Does deleting duplicates lock the table?

Yes. The DELETE statement acquires a ROW EXCLUSIVE lock on the table and row-level locks on each deleted row. For large deduplication operations, consider running during a maintenance window or batching the deletes to limit lock duration.

What happens if the table has no primary key or unique ID column?

Without a unique row identifier you cannot use the self-join method reliably. Use the immediate table technique instead: create a new table with the same structure, INSERT DISTINCT rows into it, DROP the original, and RENAME the copy.

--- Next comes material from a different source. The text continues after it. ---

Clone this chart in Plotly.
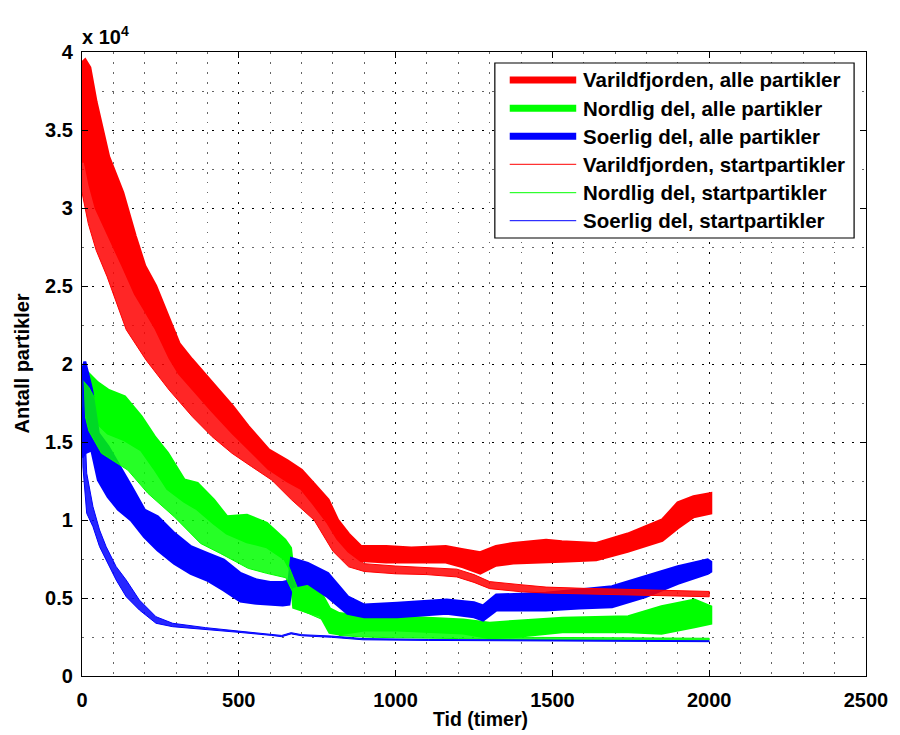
import plotly.graph_objects as go

# ---------------- data ----------------
# Varildfjorden, alle partikler  (oscillating band: upper / lower envelope)
R_x  = [0, 10, 25, 45, 85, 130, 170, 200, 235, 280, 310, 350, 415, 480, 530, 595, 655, 700, 740, 785, 815, 850, 890, 970, 1050, 1160, 1215, 1270, 1320, 1375, 1480, 1530, 1640, 1740, 1850, 1900, 1950, 2005]
R_hi = [39300, 39500, 39000, 36800, 33300, 31000, 28200, 26300, 25000, 22800, 21300, 20300, 18800, 17300, 16000, 14500, 13800, 13200, 12300, 11300, 10000, 9100, 8300, 8300, 8200, 8300, 8100, 7900, 8300, 8500, 8700, 8600, 8500, 9100, 10000, 11100, 11500, 11700]
R_lo = [33000, 33000, 31500, 30000, 28300, 26300, 24500, 23500, 22300, 20400, 19400, 18500, 17000, 15600, 14600, 13300, 12500, 12000, 11000, 9800, 8800, 8000, 7400, 7300, 7300, 7300, 7000, 6600, 7100, 7240, 7300, 7350, 7450, 8000, 8700, 9500, 10200, 10450]

# Nordlig del, alle partikler
G_x  = [0, 20, 50, 83, 136, 189, 231, 273, 326, 368, 420, 462, 526, 589, 647, 665, 675, 720, 760, 790, 820, 900, 1005, 1100, 1216, 1300, 1374, 1532, 1742, 1848, 1953, 2005]
G_hi = [19000, 19400, 18800, 18330, 17900, 16620, 15340, 14280, 12560, 12350, 11280, 10210, 10300, 9790, 8720, 8200, 6400, 5800, 5400, 4300, 4000, 3800, 3800, 3700, 3590, 3380, 3500, 3700, 3800, 4440, 4870, 4440]
G_lo = [17000, 17260, 16200, 15560, 15130, 14490, 13300, 12000, 11200, 10700, 9800, 9150, 8600, 8290, 7500, 6800, 4400, 4100, 3900, 2800, 2700, 2950, 2950, 2850, 2760, 2450, 2520, 2840, 2840, 2740, 3160, 3380]

# Soerlig del, alle partikler
B_x  = [0, 9, 31, 52, 83, 115, 157, 199, 241, 294, 347, 399, 452, 505, 557, 600, 640, 660, 668, 720, 784, 847, 900, 1005, 1163, 1250, 1279, 1321, 1479, 1585, 1690, 1795, 1900, 1995, 2005]
B_hi = [19500, 20150, 18330, 15560, 14700, 13630, 12140, 10640, 10210, 9150, 8290, 7860, 7440, 6580, 6150, 6000, 6000, 6100, 7540, 7220, 6580, 5080, 4550, 4660, 4870, 4700, 4500, 5190, 5300, 5510, 5720, 6370, 7010, 7440, 7300]
B_lo = [14000, 14300, 14490, 12560, 11490, 10700, 10000, 8930, 8080, 7220, 6580, 6150, 5510, 4800, 4660, 4600, 4550, 4600, 5720, 5940, 5080, 4020, 3800, 3800, 4020, 3800, 3590, 4230, 4230, 4360, 4440, 5080, 5940, 6580, 6700]

# Varildfjorden, startpartikler
RS_x  = [0, 20, 45, 80, 141, 204, 278, 352, 415, 478, 541, 605, 668, 740, 800, 850, 900, 1000, 1100, 1195, 1250, 1300, 1400, 1480, 1600, 1740, 1850, 2000]
RS_hi = [33500, 32000, 30500, 28800, 26500, 23500, 21000, 19500, 17800, 16300, 15000, 14000, 13000, 11500, 9300, 8000, 7200, 7050, 6950, 6850, 6500, 6050, 5850, 5700, 5620, 5550, 5500, 5420]
RS_lo = [31000, 29000, 27300, 25600, 22200, 20260, 18330, 16620, 15340, 14280, 13420, 12560, 11300, 10000, 8000, 7000, 6700, 6550, 6500, 6350, 6000, 5600, 5400, 5320, 5250, 5200, 5150, 5080]

# Nordlig del, startpartikler
GS_x  = [0, 22, 62, 146, 210, 294, 378, 441, 530, 589, 650, 700, 780, 820, 900, 1000, 1200, 1300, 1400, 1600, 1800, 2000]
GS_hi = [19000, 18500, 17000, 16000, 14500, 12500, 11000, 10000, 9000, 8500, 7500, 5000, 4000, 3200, 3000, 2950, 2750, 2550, 2480, 2450, 2430, 2420]
GS_lo = [17500, 15700, 14280, 13200, 11710, 10210, 8500, 7860, 6900, 6580, 6300, 4200, 3500, 2600, 2500, 2450, 2400, 2350, 2330, 2310, 2300, 2300]

# Soerlig del, startpartikler
BS_x  = [0, 3, 15, 35, 56, 77, 109, 141, 183, 236, 289, 394, 499, 605, 637, 667, 700, 796, 896, 1106, 1500, 2000]
BS_hi = [19000, 19000, 13000, 10850, 9360, 8290, 7010, 6150, 4870, 3800, 3380, 3100, 2880, 2680, 2600, 2780, 2650, 2560, 2400, 2340, 2300, 2260]
BS_lo = [17000, 13400, 10430, 9570, 8290, 7440, 6150, 5080, 4230, 3380, 3160, 3000, 2800, 2600, 2520, 2700, 2580, 2480, 2320, 2280, 2230, 2200]

legend_labels = ["Varildfjorden, alle partikler", "Nordlig del, alle partikler", "Soerlig del, alle partikler",
                 "Varildfjorden, startpartikler", "Nordlig del, startpartikler", "Soerlig del, startpartikler"]

x_ticks = [0, 500, 1000, 1500, 2000, 2500]
y_ticks = [0, 5000, 10000, 15000, 20000, 25000, 30000, 35000, 40000]
y_ticktext = ["0", "0.5", "1", "1.5", "2", "2.5", "3", "3.5", "4"]

# ---------------- figure ----------------
RED, GREEN, BLUE = "#ff0000", "#00ff00", "#0000ff"
FONT = "Liberation Sans, Arial, sans-serif"

fig = go.Figure()

def band(x, hi, lo, color, fillcolor, lw):
    fig.add_trace(go.Scatter(
        x=list(x) + list(x)[::-1], y=list(hi) + list(lo)[::-1],
        mode="lines", fill="toself", fillcolor=fillcolor,
        line=dict(color=color, width=lw, shape="linear"),
        hoverinfo="skip", showlegend=False))

band(R_x, R_hi, R_lo, RED, RED, 3)
band(G_x, G_hi, G_lo, GREEN, GREEN, 3)
band(B_x, B_hi, B_lo, BLUE, BLUE, 3)
band(RS_x, RS_hi, RS_lo, RED, "rgba(255,0,0,0.85)", 1)
band(GS_x, GS_hi, GS_lo, GREEN, "rgba(0,255,0,0.85)", 1)
band(BS_x, BS_hi, BS_lo, BLUE, "rgba(0,0,255,0.85)", 1)

# plot area in pixels
L, R, T, B = 82, 872, 52, 676
W, H = R - L, B - T
def px(xp):
    return (xp - L) / W
def py(yp):
    return (B - yp) / H

axis_common = dict(
    showline=True, linecolor="black", linewidth=1.2, mirror="ticks",
    ticks="inside", ticklen=6, tickwidth=1, tickcolor="black",
    showgrid=True, gridcolor="black", gridwidth=1.3, griddash="2px,8px",
    zeroline=False,
    tickfont=dict(family=FONT, size=20, color="black", weight="bold"),
)

fig.update_xaxes(range=[0, 2500], tickvals=x_ticks, ticktext=[str(v) for v in x_ticks],
                 ticklabelstandoff=6,
                 minor=dict(dtick=100, tick0=0, showgrid=True, gridcolor="#666666", gridwidth=1,
                            griddash="1.5px,8.5px", ticks=""),
                 **axis_common)
fig.update_yaxes(range=[0, 40000], tickvals=y_ticks, ticktext=y_ticktext,
                 ticklabelstandoff=4,
                 minor=dict(dtick=2500, tick0=0, showgrid=True, gridcolor="#666666", gridwidth=1,
                            griddash="1.5px,8.5px", ticks=""),
                 **axis_common)

shapes = []
annotations = []

# legend (drawn manually to match MATLAB geometry)
shapes.append(dict(type="rect", xref="paper", yref="paper",
                   x0=px(498), x1=px(860), y0=py(238), y1=py(63),
                   line=dict(color="black", width=1.2), fillcolor="white", layer="above"))
rows = [80, 108.3, 136.3, 164.3, 192.7, 220.7]
colors = [RED, GREEN, BLUE, RED, GREEN, BLUE]
widths = [7, 7, 7, 1, 1, 1]
for lab, rowy, c, w in zip(legend_labels, rows, colors, widths):
    shapes.append(dict(type="line", xref="paper", yref="paper",
                       x0=px(513), x1=px(580), y0=py(rowy), y1=py(rowy),
                       line=dict(color=c, width=w), layer="above"))
    annotations.append(dict(xref="paper", yref="paper", x=px(585), y=py(rowy),
                            xanchor="left", yanchor="middle", showarrow=False, text=lab,
                            font=dict(family=FONT, size=20.5, color="black", weight="bold")))

# axis titles and exponent label
annotations.append(dict(xref="paper", yref="paper", x=px(484), y=py(719), xanchor="center", yanchor="middle",
                        showarrow=False, text="Tid (timer)",
                        font=dict(family=FONT, size=19.5, color="black", weight="bold")))
annotations.append(dict(xref="paper", yref="paper", x=px(22), y=py(363), xanchor="center", yanchor="middle",
                        showarrow=False, text="Antall partikler", textangle=-90,
                        font=dict(family=FONT, size=20, color="black", weight="bold")))
annotations.append(dict(xref="paper", yref="paper", x=px(80), y=py(35), xanchor="left", yanchor="middle",
                        showarrow=False, text="x 10<sup>4</sup>",
                        font=dict(family=FONT, size=20, color="black", weight="bold")))

fig.update_layout(
    width=900, height=735,
    margin=dict(l=L, r=900 - R, t=T, b=735 - B, pad=0),
    paper_bgcolor="white", plot_bgcolor="white",
    showlegend=False,
    shapes=shapes, annotations=annotations,
    font=dict(family=FONT, color="black"),
)

fig.write_html("out.html")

Can I preview which rows will be deleted before running the DELETE?

Yes. Replace DELETE with SELECT in the self-join or subquery to see exactly which row IDs would be deleted. Always do this before executing the destructive statement, especially on large tables.

What is the safest way to delete duplicates in production?

Preview with SELECT first, wrap the DELETE in a transaction so you can ROLLBACK if the result is unexpected, then add a UNIQUE constraint afterward to prevent duplicates from accumulating again.